--- Begin Dataset ---

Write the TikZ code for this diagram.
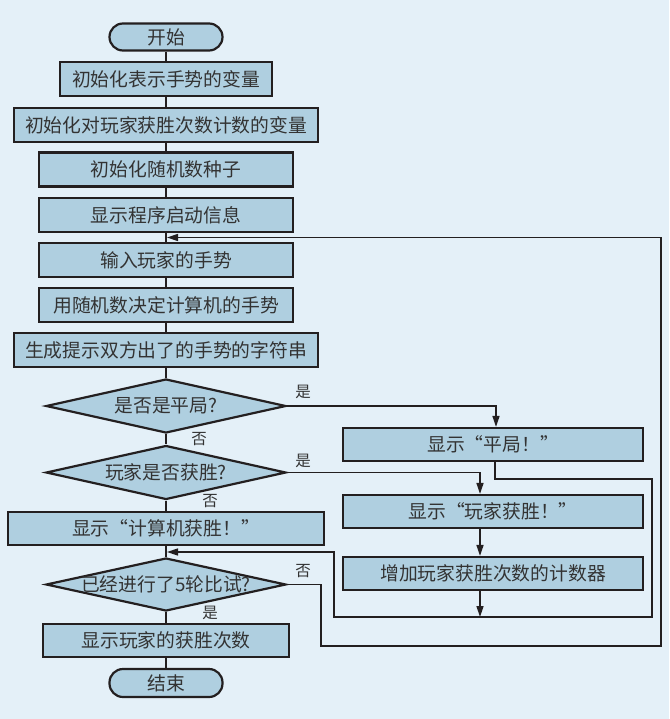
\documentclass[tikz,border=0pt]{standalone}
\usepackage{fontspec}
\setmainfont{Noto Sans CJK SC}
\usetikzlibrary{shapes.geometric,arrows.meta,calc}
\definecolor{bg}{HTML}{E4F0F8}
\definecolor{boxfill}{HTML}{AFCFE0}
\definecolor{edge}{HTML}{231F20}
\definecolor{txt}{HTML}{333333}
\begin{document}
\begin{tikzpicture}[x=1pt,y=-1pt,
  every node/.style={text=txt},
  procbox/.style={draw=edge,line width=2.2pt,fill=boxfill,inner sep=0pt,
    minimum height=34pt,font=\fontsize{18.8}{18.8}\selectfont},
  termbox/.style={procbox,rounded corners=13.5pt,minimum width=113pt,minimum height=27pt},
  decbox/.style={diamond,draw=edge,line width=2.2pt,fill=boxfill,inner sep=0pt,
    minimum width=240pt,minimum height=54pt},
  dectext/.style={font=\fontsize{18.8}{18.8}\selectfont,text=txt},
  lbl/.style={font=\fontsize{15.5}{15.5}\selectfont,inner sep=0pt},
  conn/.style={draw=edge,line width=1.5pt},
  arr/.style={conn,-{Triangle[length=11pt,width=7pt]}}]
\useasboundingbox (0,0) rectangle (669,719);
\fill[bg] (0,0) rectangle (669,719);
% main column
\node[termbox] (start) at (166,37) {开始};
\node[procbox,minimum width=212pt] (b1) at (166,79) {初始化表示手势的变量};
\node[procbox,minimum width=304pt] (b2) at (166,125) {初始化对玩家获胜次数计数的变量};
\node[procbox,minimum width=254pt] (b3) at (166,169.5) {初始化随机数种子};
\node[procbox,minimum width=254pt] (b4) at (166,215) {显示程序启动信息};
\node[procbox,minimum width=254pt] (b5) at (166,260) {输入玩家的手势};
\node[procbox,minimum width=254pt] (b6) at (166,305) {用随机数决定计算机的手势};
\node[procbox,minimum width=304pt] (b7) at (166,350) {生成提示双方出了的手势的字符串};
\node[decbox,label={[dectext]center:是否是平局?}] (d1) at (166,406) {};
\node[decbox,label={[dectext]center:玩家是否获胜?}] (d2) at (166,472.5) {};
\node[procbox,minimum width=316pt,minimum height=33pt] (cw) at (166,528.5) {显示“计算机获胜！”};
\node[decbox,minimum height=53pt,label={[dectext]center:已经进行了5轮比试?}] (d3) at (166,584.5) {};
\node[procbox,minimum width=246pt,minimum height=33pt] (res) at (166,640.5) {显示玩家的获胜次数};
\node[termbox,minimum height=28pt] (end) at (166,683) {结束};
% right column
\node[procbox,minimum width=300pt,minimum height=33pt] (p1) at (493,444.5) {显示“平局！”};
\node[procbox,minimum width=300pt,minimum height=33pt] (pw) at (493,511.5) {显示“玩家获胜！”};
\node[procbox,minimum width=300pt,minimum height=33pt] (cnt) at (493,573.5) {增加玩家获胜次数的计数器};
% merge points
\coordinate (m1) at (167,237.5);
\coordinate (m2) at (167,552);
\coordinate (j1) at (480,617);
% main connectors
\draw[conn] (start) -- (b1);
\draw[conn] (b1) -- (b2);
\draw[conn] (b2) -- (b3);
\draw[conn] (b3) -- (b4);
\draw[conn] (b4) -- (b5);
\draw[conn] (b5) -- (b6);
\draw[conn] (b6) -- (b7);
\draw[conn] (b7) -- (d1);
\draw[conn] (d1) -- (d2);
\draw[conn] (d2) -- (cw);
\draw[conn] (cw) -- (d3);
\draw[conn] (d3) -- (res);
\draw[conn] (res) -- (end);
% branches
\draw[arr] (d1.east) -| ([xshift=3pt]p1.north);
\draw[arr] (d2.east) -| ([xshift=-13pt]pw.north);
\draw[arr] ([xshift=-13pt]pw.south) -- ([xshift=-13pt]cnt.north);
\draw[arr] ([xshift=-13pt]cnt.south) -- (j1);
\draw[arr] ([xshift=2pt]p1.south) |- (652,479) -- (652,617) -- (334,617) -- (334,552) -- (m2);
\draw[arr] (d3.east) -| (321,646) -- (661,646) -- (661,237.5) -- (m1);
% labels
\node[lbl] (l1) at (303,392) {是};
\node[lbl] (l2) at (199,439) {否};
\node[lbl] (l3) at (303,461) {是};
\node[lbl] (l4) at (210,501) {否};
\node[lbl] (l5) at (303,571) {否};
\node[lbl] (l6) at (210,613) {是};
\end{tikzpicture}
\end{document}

--- End Dataset ---
--- Begin Dataset ---

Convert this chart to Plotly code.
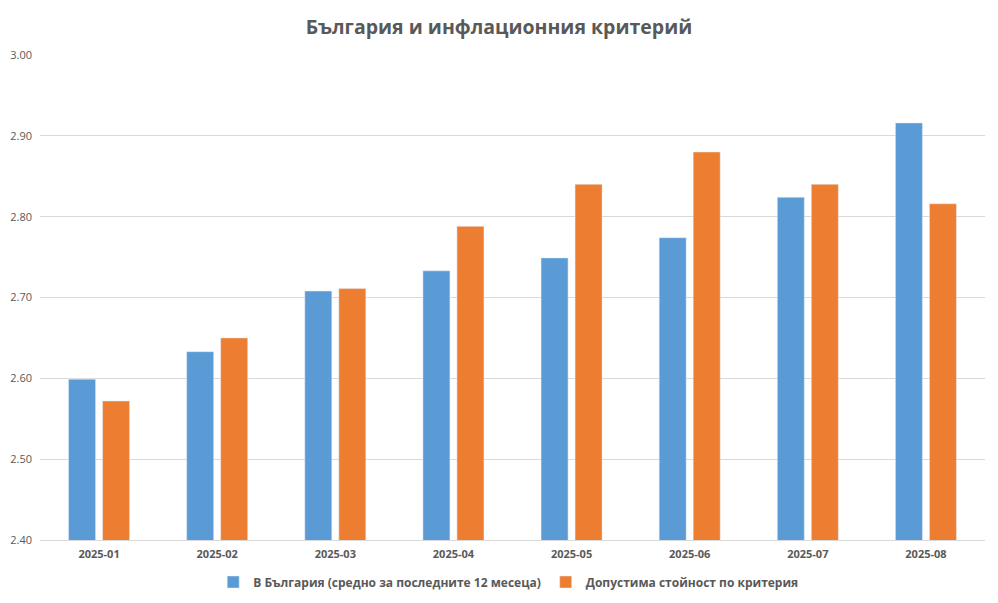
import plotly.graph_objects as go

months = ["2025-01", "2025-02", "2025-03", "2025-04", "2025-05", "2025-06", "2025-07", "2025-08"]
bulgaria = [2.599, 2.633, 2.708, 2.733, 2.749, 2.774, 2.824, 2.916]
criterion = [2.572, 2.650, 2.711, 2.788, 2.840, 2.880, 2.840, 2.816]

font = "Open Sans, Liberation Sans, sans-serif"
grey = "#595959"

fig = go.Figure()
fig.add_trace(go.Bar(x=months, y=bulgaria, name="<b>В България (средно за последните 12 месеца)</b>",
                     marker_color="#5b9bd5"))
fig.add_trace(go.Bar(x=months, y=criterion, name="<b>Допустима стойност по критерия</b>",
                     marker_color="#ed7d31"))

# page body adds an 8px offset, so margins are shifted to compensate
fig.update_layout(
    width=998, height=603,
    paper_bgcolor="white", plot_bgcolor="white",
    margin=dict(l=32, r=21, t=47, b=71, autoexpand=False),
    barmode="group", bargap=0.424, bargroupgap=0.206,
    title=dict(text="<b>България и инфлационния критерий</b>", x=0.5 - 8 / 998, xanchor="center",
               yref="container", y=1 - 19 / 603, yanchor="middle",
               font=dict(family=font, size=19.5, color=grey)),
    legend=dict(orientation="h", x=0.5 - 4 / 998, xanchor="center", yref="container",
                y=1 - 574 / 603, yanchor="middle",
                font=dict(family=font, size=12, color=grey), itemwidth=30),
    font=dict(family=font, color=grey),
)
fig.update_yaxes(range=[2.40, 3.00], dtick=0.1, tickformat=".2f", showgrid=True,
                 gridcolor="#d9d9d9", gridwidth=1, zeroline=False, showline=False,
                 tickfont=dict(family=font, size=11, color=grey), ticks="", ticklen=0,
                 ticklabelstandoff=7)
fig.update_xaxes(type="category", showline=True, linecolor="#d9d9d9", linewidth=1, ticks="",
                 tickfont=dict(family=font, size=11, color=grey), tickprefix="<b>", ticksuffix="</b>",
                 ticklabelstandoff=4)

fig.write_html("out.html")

--- End Dataset ---

In the listing above, find the line containing "Convert this chart to Plotly code." and the line containing "import plotly.graph_objects as go", then return both of them and every line between, exactly, without pictures.

-- Complete output --
Convert this chart to Plotly code.
import plotly.graph_objects as go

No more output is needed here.